● Exercise details
Extract every line that contains the word "with".

● Material
<<<<

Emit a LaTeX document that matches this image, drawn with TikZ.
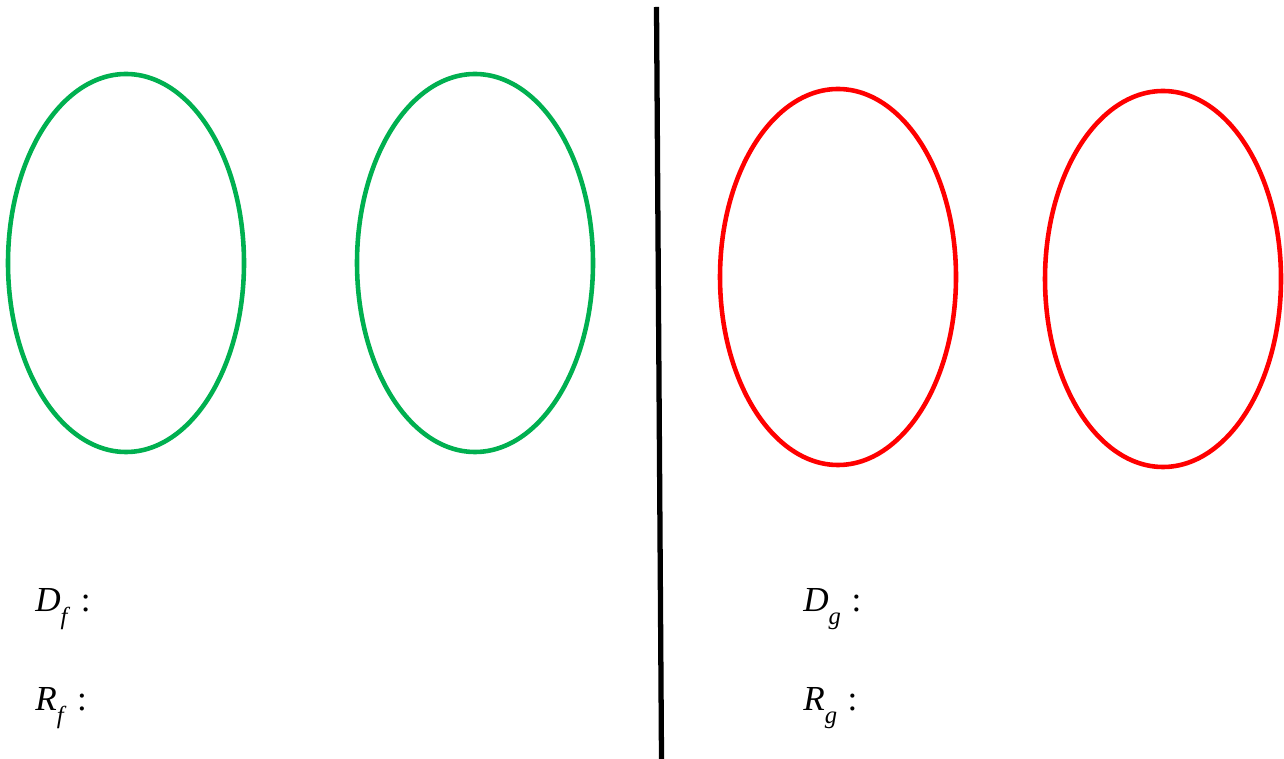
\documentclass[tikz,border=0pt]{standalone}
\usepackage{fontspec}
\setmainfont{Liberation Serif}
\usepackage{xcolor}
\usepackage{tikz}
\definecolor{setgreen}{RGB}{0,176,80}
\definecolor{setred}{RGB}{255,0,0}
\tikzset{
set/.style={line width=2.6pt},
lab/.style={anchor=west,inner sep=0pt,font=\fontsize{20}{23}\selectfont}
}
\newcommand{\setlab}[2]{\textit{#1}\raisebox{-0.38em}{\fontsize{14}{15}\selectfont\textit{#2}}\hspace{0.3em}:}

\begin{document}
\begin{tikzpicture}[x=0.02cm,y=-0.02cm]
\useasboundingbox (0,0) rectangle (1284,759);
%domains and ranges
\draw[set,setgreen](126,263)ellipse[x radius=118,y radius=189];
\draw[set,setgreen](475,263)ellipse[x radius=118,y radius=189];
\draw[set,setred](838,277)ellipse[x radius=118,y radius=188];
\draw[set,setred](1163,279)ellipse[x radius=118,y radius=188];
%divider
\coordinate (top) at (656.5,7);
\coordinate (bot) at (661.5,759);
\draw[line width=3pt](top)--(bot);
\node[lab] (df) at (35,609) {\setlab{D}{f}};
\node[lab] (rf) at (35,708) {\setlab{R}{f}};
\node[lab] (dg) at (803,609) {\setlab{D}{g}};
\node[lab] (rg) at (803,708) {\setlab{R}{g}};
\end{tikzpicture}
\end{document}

>>>>
<<<<

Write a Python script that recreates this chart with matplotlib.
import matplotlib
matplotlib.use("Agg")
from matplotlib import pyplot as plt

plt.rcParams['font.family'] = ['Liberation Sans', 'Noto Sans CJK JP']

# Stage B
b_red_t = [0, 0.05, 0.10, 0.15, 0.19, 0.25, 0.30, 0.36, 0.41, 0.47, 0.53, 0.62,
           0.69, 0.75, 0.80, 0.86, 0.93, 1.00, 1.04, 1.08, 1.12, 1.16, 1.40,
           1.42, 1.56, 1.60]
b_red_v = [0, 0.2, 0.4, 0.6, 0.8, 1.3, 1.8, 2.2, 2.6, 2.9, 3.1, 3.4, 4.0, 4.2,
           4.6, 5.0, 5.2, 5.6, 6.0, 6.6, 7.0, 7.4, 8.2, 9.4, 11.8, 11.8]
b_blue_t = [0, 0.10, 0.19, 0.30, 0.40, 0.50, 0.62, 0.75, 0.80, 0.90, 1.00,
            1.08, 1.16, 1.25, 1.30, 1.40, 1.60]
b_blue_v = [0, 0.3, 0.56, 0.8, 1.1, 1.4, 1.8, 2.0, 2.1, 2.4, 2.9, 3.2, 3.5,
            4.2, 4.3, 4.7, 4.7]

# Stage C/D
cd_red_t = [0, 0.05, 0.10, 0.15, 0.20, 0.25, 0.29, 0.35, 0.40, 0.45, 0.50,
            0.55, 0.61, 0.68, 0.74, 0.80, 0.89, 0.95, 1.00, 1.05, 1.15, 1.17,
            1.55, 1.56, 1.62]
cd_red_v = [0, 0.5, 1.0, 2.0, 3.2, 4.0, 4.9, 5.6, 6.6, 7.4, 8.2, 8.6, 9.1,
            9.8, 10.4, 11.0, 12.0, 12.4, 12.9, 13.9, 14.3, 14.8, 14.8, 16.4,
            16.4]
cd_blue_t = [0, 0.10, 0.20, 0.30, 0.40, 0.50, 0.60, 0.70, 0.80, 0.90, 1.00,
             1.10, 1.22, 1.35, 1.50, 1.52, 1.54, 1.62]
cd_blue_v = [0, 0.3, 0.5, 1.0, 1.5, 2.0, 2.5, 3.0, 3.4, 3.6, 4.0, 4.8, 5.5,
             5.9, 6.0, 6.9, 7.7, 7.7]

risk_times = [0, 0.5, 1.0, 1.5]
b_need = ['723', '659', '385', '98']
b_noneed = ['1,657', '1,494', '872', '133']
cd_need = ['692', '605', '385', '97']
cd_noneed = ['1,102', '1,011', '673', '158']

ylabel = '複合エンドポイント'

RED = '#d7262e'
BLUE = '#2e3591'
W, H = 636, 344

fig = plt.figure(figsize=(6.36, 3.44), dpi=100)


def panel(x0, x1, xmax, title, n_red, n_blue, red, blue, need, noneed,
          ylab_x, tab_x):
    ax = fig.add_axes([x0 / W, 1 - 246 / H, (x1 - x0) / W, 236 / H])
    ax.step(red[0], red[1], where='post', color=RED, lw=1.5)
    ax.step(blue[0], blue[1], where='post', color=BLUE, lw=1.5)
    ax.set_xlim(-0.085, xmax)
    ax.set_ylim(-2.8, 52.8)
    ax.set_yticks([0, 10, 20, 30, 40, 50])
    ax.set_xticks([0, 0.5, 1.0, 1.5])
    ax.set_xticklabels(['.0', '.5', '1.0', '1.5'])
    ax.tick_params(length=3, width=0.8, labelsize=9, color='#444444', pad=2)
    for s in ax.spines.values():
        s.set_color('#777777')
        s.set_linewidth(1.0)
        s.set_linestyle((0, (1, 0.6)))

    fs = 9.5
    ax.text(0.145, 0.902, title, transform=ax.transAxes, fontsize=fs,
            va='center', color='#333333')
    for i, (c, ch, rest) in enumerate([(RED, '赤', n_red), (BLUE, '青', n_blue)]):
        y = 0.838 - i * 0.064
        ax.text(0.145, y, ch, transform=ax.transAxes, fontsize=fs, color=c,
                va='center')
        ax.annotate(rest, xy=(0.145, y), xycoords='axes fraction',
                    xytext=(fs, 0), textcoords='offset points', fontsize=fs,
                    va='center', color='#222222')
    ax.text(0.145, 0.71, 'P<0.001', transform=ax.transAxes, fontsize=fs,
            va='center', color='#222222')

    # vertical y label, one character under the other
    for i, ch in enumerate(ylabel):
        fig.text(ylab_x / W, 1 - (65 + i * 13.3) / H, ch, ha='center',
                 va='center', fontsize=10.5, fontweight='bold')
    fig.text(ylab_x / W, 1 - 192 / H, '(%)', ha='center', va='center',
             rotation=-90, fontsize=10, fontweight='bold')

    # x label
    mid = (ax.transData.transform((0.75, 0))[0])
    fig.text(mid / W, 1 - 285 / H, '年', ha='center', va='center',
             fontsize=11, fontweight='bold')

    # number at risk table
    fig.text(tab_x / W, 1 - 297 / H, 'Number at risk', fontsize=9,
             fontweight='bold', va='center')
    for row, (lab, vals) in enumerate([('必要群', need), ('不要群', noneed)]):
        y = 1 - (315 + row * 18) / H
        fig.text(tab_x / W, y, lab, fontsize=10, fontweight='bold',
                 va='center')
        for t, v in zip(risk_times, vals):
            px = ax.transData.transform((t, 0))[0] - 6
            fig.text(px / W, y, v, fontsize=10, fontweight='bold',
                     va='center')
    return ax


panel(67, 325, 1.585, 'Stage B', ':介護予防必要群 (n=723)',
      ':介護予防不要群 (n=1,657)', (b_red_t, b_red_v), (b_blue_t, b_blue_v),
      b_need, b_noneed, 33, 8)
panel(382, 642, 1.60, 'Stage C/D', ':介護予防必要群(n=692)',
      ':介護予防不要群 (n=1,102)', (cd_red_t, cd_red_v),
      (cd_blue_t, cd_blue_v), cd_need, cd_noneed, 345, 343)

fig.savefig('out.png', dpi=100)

>>>>

● Exercise solution
Emit a LaTeX document that matches this image, drawn with TikZ.
Write a Python script that recreates this chart with matplotlib.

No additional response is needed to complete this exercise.